N’oublions jamais qu’un collectif ne réussit jamais en tant que tel : ce sont les individus qui le composent qui en déterminent le succès. C’est la somme de ces réussites et échecs personnels et familiaux qui valide, ou non, la réussite du groupe. Ainsi, chaque individu qui quitte l’Europe pour être plus productif ailleurs emporte avec lui la promesse d’un avenir meilleur, pour lui et le nouveau collectif auquel il contribuera. La richesse et la productivité sont toujours des réalités individuelles.
Nous en revenons à l’individualisme méthodologique de l’école autrichienne : les individus ne sont pas des sujets constants et prévisibles ; chacun est unique, guidé par ses propres objectifs et méthodes pour les atteindre. Comme le note Samuel Fitoussi en citant l’essai The Son Also Rises de l’économiste britannique Gregory Clark, la composition d’un peuple détermine son avenir économique sur des siècles. Les vagues d’immigration qui s’intègrent bien bénéficient à un pays de génération en génération, tandis que celles qui peinent à s’intégrer pèsent sur lui durablement.

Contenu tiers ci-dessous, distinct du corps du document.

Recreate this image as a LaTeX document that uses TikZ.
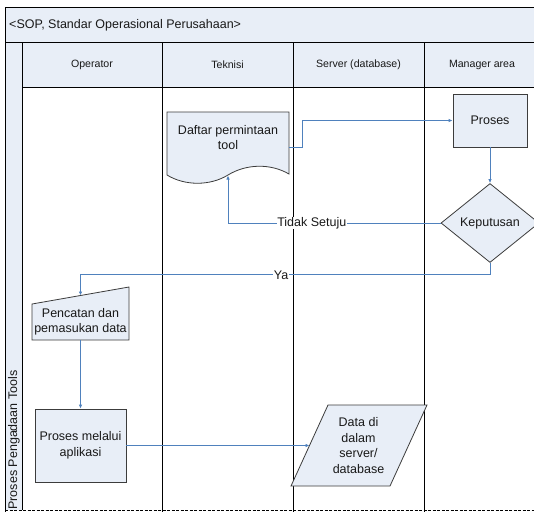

En effet, pour Clark, les variables héréditaires et individuelles jouent un rôle fondamental dans la formation et la transmission d’un capital social et culturel intergénérationnel – une dynamique subjective que l’interventionnisme égalitariste de l’État peine à effacer, malgré tous les efforts qu’il déploie en ce sens. L’action humaine trouvera toujours le moyen d’échapper à toute tentative d’ingénierie sociale et prouvera sans cesse que les individus iront et agiront toujours en suivant leur propre intérêt qui est, bien trop, contraire à celui de l’Etat. Une réalité que certains semblent découvrir et que l’école autrichienne a compris depuis bien longtemps.